>> begin Available data

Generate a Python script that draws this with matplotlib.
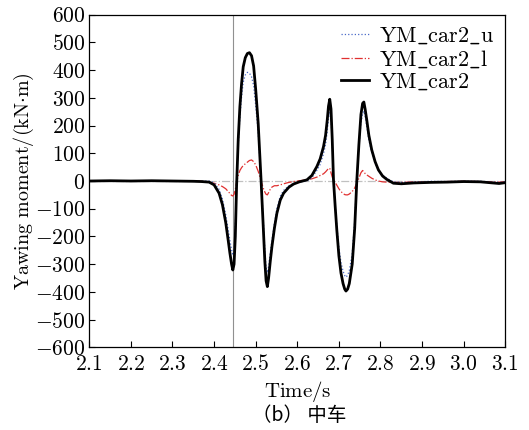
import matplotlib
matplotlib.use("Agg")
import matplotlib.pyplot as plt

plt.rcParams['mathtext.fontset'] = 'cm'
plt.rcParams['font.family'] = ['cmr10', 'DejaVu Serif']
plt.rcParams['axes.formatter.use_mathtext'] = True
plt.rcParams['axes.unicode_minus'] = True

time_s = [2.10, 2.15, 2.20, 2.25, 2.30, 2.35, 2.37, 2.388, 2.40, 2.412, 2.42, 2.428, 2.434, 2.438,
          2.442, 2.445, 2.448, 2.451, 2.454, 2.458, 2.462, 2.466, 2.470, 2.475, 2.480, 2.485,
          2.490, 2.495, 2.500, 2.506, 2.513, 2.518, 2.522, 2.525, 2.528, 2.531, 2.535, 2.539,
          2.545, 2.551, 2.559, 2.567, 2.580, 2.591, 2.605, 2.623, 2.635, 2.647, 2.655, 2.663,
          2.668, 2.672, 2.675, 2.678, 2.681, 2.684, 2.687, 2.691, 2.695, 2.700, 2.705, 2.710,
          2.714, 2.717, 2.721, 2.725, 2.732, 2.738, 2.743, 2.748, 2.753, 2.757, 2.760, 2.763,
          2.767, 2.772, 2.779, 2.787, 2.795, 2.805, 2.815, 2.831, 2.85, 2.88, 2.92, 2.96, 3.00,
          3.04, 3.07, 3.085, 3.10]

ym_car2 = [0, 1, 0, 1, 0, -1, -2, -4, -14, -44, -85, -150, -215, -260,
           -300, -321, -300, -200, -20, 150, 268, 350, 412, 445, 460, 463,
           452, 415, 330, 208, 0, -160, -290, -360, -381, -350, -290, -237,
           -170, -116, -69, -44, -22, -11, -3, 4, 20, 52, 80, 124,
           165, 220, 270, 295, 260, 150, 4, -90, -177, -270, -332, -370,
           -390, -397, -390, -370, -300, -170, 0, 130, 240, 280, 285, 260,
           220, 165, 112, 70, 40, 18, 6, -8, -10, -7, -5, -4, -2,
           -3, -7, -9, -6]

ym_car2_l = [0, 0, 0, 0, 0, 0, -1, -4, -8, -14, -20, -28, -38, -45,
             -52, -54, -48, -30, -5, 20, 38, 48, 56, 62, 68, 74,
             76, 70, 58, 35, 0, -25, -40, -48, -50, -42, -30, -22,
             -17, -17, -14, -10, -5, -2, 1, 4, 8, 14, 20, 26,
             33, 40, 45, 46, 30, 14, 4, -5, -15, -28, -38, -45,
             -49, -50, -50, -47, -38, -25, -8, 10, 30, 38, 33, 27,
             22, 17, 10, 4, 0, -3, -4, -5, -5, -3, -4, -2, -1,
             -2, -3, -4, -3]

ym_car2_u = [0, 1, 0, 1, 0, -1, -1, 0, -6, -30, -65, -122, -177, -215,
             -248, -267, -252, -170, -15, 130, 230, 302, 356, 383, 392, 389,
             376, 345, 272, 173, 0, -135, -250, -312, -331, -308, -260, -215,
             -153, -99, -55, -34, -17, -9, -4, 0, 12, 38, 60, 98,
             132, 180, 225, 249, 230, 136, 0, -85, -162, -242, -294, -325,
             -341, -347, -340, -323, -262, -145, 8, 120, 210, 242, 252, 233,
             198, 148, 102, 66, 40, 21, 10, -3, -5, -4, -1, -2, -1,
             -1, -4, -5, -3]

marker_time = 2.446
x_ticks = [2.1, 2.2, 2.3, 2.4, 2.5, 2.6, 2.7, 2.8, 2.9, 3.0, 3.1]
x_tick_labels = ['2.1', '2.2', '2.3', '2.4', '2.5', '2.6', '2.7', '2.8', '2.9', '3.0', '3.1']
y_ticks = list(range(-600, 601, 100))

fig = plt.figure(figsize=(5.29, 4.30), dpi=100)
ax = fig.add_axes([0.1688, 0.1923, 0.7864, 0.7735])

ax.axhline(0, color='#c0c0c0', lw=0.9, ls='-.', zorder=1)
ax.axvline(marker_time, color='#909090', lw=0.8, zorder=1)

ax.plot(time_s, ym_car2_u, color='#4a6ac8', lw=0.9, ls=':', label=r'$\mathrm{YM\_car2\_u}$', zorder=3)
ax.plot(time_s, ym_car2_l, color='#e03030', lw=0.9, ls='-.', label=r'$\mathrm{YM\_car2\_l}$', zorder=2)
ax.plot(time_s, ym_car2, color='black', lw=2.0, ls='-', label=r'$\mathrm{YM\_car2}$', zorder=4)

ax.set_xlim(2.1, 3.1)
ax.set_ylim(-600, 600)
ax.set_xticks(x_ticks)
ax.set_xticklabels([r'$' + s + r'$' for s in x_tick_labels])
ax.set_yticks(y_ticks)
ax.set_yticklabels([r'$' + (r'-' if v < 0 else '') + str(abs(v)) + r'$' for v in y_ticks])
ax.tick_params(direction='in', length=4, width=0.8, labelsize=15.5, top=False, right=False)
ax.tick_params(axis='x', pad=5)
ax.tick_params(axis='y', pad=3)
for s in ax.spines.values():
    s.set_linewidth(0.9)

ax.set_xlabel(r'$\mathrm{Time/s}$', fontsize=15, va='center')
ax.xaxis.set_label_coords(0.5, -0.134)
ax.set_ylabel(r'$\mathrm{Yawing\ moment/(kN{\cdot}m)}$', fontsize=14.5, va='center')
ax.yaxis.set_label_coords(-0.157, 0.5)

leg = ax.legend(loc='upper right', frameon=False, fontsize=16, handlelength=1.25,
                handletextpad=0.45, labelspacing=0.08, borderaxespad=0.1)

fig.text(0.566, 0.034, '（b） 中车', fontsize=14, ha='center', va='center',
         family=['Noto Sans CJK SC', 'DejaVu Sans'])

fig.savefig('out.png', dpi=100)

>> end Available data

» **The exercise**: Print, exactly as written, the lines above from the first one to the one containing "plt.rcParams['axes.unicode_minus'] = True". Leave out pictures.

» **Result below**:
Generate a Python script that draws this with matplotlib.
import matplotlib
matplotlib.use("Agg")
import matplotlib.pyplot as plt

plt.rcParams['mathtext.fontset'] = 'cm'
plt.rcParams['font.family'] = ['cmr10', 'DejaVu Serif']
plt.rcParams['axes.formatter.use_mathtext'] = True
plt.rcParams['axes.unicode_minus'] = True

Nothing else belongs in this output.